— What is expected —
Please transcribe the listing below in full and word for word, without its pictures.

— Information provided —
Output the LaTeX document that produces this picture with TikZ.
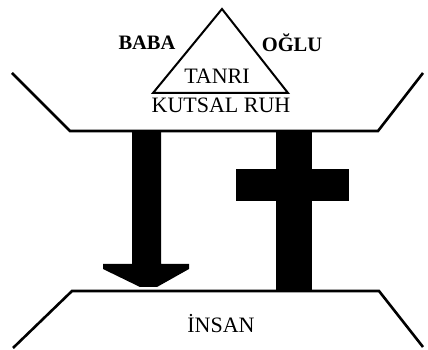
\documentclass[tikz,border=0pt]{standalone}
\usepackage{fontspec}
\setmainfont{Liberation Serif}
\begin{document}
\begin{tikzpicture}[x=1pt,y=1pt,
  lbl/.style={inner sep=0pt,font=\fontsize{22}{24}\selectfont},
  blbl/.style={inner sep=0pt,font=\fontsize{20.5}{22}\selectfont\bfseries},
  rail/.style={line width=2.6pt,line join=miter},
  tri/.style={line width=2pt,line join=miter},
  solid/.style={fill=black,draw=none}]
\useasboundingbox (0,0) rectangle (428,350);
% coordinates are (x, 350 - y_pixel)
% top rail
\draw[rail] (12,277) -- (70,219) -- (378,219) -- (423,277);
% bottom rail
\draw[rail] (13,2) -- (72,59) -- (379,59) -- (423,3);
% triangle
\draw[tri] (222,341) -- (153,257) -- (288,257) -- cycle;
% arrow
\fill[solid] (132,219) -- (161,219) -- (161,86) -- (189,86) -- (189,81)
  -- (157,63) -- (140,63) -- (103,81) -- (103,86) -- (132,86) -- cycle;
% cross
\fill[solid] (276,219) rectangle (312,59);
\fill[solid] (236,181) rectangle (349,149);
% labels
\node[blbl] (baba) at (147,307) {BABA};
\node[blbl] (oglu) at (292,307) {OĞLU};
\node[lbl] (tanri) at (217,274) {TANRI};
\node[lbl] (ruh) at (221,245) {KUTSAL RUH};
\node[lbl] (insan) at (221,26) {İNSAN};
\end{tikzpicture}
\end{document}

— Full output —
Output the LaTeX document that produces this picture with TikZ.
\documentclass[tikz,border=0pt]{standalone}
\usepackage{fontspec}
\setmainfont{Liberation Serif}
\begin{document}
\begin{tikzpicture}[x=1pt,y=1pt,
  lbl/.style={inner sep=0pt,font=\fontsize{22}{24}\selectfont},
  blbl/.style={inner sep=0pt,font=\fontsize{20.5}{22}\selectfont\bfseries},
  rail/.style={line width=2.6pt,line join=miter},
  tri/.style={line width=2pt,line join=miter},
  solid/.style={fill=black,draw=none}]
\useasboundingbox (0,0) rectangle (428,350);
% coordinates are (x, 350 - y_pixel)
% top rail
\draw[rail] (12,277) -- (70,219) -- (378,219) -- (423,277);
% bottom rail
\draw[rail] (13,2) -- (72,59) -- (379,59) -- (423,3);
% triangle
\draw[tri] (222,341) -- (153,257) -- (288,257) -- cycle;
% arrow
\fill[solid] (132,219) -- (161,219) -- (161,86) -- (189,86) -- (189,81)
  -- (157,63) -- (140,63) -- (103,81) -- (103,86) -- (132,86) -- cycle;
% cross
\fill[solid] (276,219) rectangle (312,59);
\fill[solid] (236,181) rectangle (349,149);
% labels
\node[blbl] (baba) at (147,307) {BABA};
\node[blbl] (oglu) at (292,307) {OĞLU};
\node[lbl] (tanri) at (217,274) {TANRI};
\node[lbl] (ruh) at (221,245) {KUTSAL RUH};
\node[lbl] (insan) at (221,26) {İNSAN};
\end{tikzpicture}
\end{document}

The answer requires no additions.